I stopped focusing on my H so much and started focusing on ME. This was at the advice at our counselor. I was trying to be the perfect wife by cooking, cleaning, giving my H more attention, etc but instead was just making myself miserable and pushing him away. I had become an insecure, clingy, needy person which is not who I am at all (and not the person he originally fell in love with). So when I took the counselor's advice and started doing things for ME, it was a huge relief for both of us. I felt good about myself again, I was happier and therefore, I was more attractive to my H. The other thing was that I let go of a lot of the pain from the A and forgave my H. That's a very hard thing for me to do because I'm not a forgiving person. It was a huge turning point for us in moving forward.

Another turning point for us is that I kicked the OW out of our bed (our counselor's words). I basically forgot about the OW and stopped thinking about her. Until I did that, the counselor said I was keeping her in our bed as a third person and allowing her to continue to come between my H and I even though she was no longer in the picture. I was letting that happen. So I stopped worrying about the OW.

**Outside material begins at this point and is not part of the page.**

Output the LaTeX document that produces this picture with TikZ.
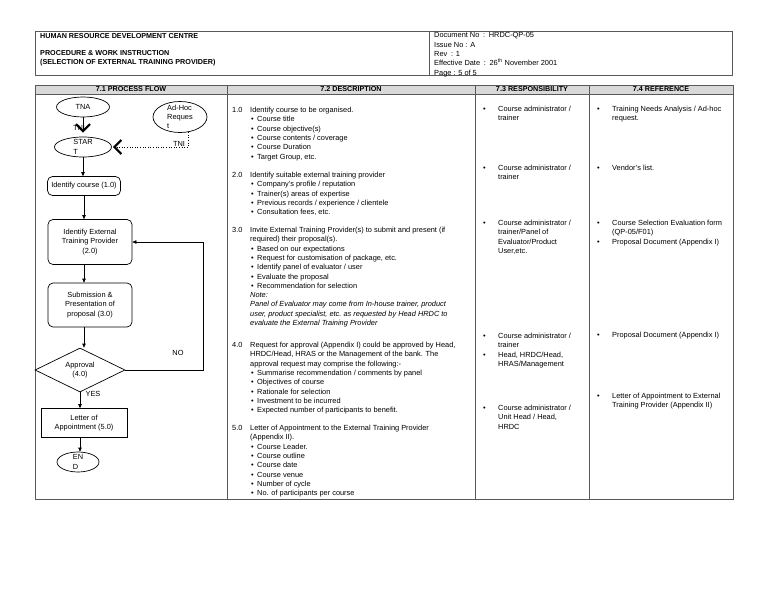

I also started trusting my H again. That was the hardest thing in the world for me to do. But when I did that, it was like this huge weight was lifted from my shoulders. The counselor said I was trying to control every situation to keep my H from cheating again --but the fact was that I can't control every situation and even if I could, new situations would arise from that. The fact is that my H is an adult. He has choices and decisions to make. Only he can do that, and at some point I had to trust him to do that as his wife. If I couldn't, we were never going to move forward. She said that he had choices to make, and he knows right from wrong. It's up to him which road to follow. But he also must realize that if he makes the wrong choice, then I as his wife also have choices and decisions -- and he knows what my choice will be if he ever cheats on me again. So I gave up control and started living my life with my H again. Since then, it's been great. He doesn't feel like I'm trying to keep him on a leash, and as a result, he's shown me that I CAN trust him again. He hasn't given me a reason not to since I've done that and has actually gone out of his way to prove that I can trust him. It was amazing what trusting him again did for our M.

We're seven months into rebuilding and doing great. It's not always easy, and we do have some bumps in the road. But we've hung in there and are happy with each other again. We're even trying to buy a house now, and my H said something about once we buy a house, we can have another baby. (Shock to me - I wasn't expecting that from him :) Our DD is 15 months old now. He also told his good friend Friday night with me sitting there that he wants to take care of his wife and baby. That's his focus and his goal. :) So things are going well.